Things only got marginally better for Garland.
He was in the big leagues to stay in 2002 but compiled records of 12-12, 12-13 and 12-11 heading into 2005.
Those pedestrian outputs really had the critics clamoring and doubters yapping on the brink of that championship season.
Garland signaled 2005 would be different when he was named American League Pitcher of the Month in April.
A Player of the Week Award followed on May 1 and Garland was off and running to a breakout season which would see him win 18 games.
Garland, despite leading the team in wins, was the fourth starter so there was no call for him to pitch in the three-game sweep of defending champion Boston in the Division Series.
I admit it: Those old doubts crept back into my cranium as Garland’s first postseason start in Game 3 of the American League Championship Series in Anaheim approached.
Frankly, I wondered if Garland was indeed mentally tough enough to handle the Sox important game of the season on the heels of a 13-day layoff.
I’m certain some of my fellow Sox fans were just as concerned.
WHEN WAS THE LAST TIME GARLAND PITCHED IN A BIG GAME?
That worry dissipated in one half inning.
The Sox gave Garland a three-run cushion in the first thanks to an RBI single from Jermaine Dye and a two-run home run by Paul Konerko off John Lackey.

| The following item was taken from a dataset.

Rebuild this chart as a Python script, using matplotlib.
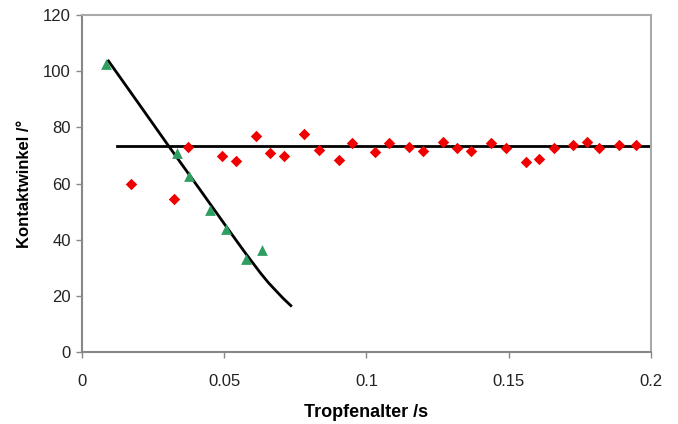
import matplotlib
matplotlib.use('Agg')
import matplotlib.pyplot as plt

plt.rcParams['font.family'] = ['Liberation Sans', 'DejaVu Sans']

# green triangles (fast drop)
tri_x = [0.0084, 0.0333, 0.0377, 0.045, 0.0506, 0.0576, 0.0632]
tri_y = [102.5, 71.0, 62.6, 50.5, 43.9, 33.2, 36.2]

# red diamonds
dia_x = [0.0171, 0.0323, 0.0371, 0.0492, 0.054, 0.0612, 0.0661, 0.071, 0.078,
         0.0832, 0.0902, 0.095, 0.1031, 0.1079, 0.1149, 0.12, 0.127, 0.1319,
         0.1369, 0.1438, 0.1489, 0.156, 0.1608, 0.1659, 0.1727, 0.1776, 0.1818,
         0.1888, 0.1946]
dia_y = [59.9, 54.6, 73.1, 69.8, 68.2, 76.9, 70.8, 69.8, 77.5,
         72.1, 68.3, 74.3, 71.2, 74.5, 72.9, 71.5, 74.9, 72.7,
         71.7, 74.6, 72.7, 67.6, 68.9, 72.6, 73.7, 74.8, 72.7,
         73.7, 73.9]

# fitted curve and plateau line
fit_x = [0.0093, 0.02, 0.0303, 0.0415, 0.0509, 0.0576, 0.0626, 0.0655, 0.068, 0.0707, 0.0734]
fit_y = [103.7, 88.4, 73.6, 57.8, 44.4, 35.0, 28.3, 24.7, 22.0, 19.1, 16.5]
plat_x = [0.0122, 0.2]
plat_y = [73.3, 73.3]

fig = plt.figure(figsize=(6.78, 4.24), dpi=100)
ax = fig.add_axes([0.121, 0.170, 0.839, 0.794])

ax.plot(fit_x, fit_y, color='black', lw=2, zorder=2, solid_joinstyle='round')
ax.plot(plat_x, plat_y, color='black', lw=2, zorder=2)
ax.scatter(tri_x, tri_y, marker='^', s=60, color='#2e9e62', zorder=3, linewidths=0)
ax.scatter(dia_x, dia_y, marker='D', s=34, color='#f00000', zorder=3, linewidths=0)

ax.set_xlim(0, 0.2)
ax.set_ylim(0, 120)
ax.set_xticks([0, 0.05, 0.1, 0.15, 0.2])
ax.set_xticklabels(['0', '0.05', '0.1', '0.15', '0.2'])
ax.set_yticks(range(0, 121, 20))

for s in ['top', 'right']:
    ax.spines[s].set_color('#aaaaaa')
    ax.spines[s].set_linewidth(1.5)
for s in ['left', 'bottom']:
    ax.spines[s].set_color('#888888')
    ax.spines[s].set_linewidth(1.5)
ax.tick_params(color='#888888', length=4, width=1, labelsize=12, labelcolor='#222222')
ax.tick_params(axis='y', pad=4)
ax.tick_params(axis='x', pad=12)

ax.set_xlabel('Tropfenalter /s', fontsize=13, fontweight='bold', labelpad=11)
ax.set_ylabel('Kontaktwinkel /°', fontsize=12, fontweight='bold', labelpad=8)

fig.savefig('out.png', dpi=100)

Displaying the “California cool” that was once an albatross, Garland was quite comfortable on that cushion, thank you.
Garland did walk the first man he faced but that runner was erased on a double play.
He cruised to the sixth and picked up two insurance runs along the way before encountering some turbulence.
Orlando Cabrera touched Garland for a two-run homer with two-out in the sixth.
Instead of letting that blast, which pumped some much-needed life into the crowd of 44,725, unnerve him, Garland had no problem just brushing it off.
In fact, Garland pitched as if that dinger never happened.
Garland retired the last 10 batters he faced in giving the Sox a 2-1 lead in the ALCS, their second of four consecutive complete games and actually obliterating any doubts anyone had about him.
Garland’s start in the Game 3 of the World Series took a different path than his go-round in Game 3 of the ALCS.
Baseball’s biggest stage provided Garland with another opportunity to flash the mental toughness that many thought he had been lacking prior to 2005.
Instead of plowing through the lineup with his good stuff as he did 11 days earlier, Garland had to competently grunt through this appearance.
In the first, Garland gave up a run but deftly squelched any hopes the Astros had of a big inning by letting his burrowing sinker net an inning-ending double play ball.
Following a scoreless second, Houston touched Garland for two unearned runs in the third thanks to a botched rundown (Juan Uribe error) that wound have caught Adam Everett stealing. Instead, he and Craig Biggio eventually scored on singles to put the Sox in a 3-0 hole.
The Astros jacked their lead to 4-0 and jacked up the 42,848 at Minute Maid Park when Jason Lane led off the fourth with a home run.
Instead of crumbling at that point (as maybe the old Garland would have done), he stood firm.
While his offense got him a lead thanks to a five-run fifth, Garland retired nine of the final 10 Astros he faced.
He finished with a flurry when he got Biggio, the future Hall of Famer, on strikes with Brad Ausmus on second to end the seventh.
Garland was robbed of a victory when Cliff Politte gave up a run in the eighth.
Garland, though, wasn’t robbed of the fact that he came up big when it mattered most for both himself and the White Sox.
And that has forever endeared him to White Sox fans who never questioned anything about him again.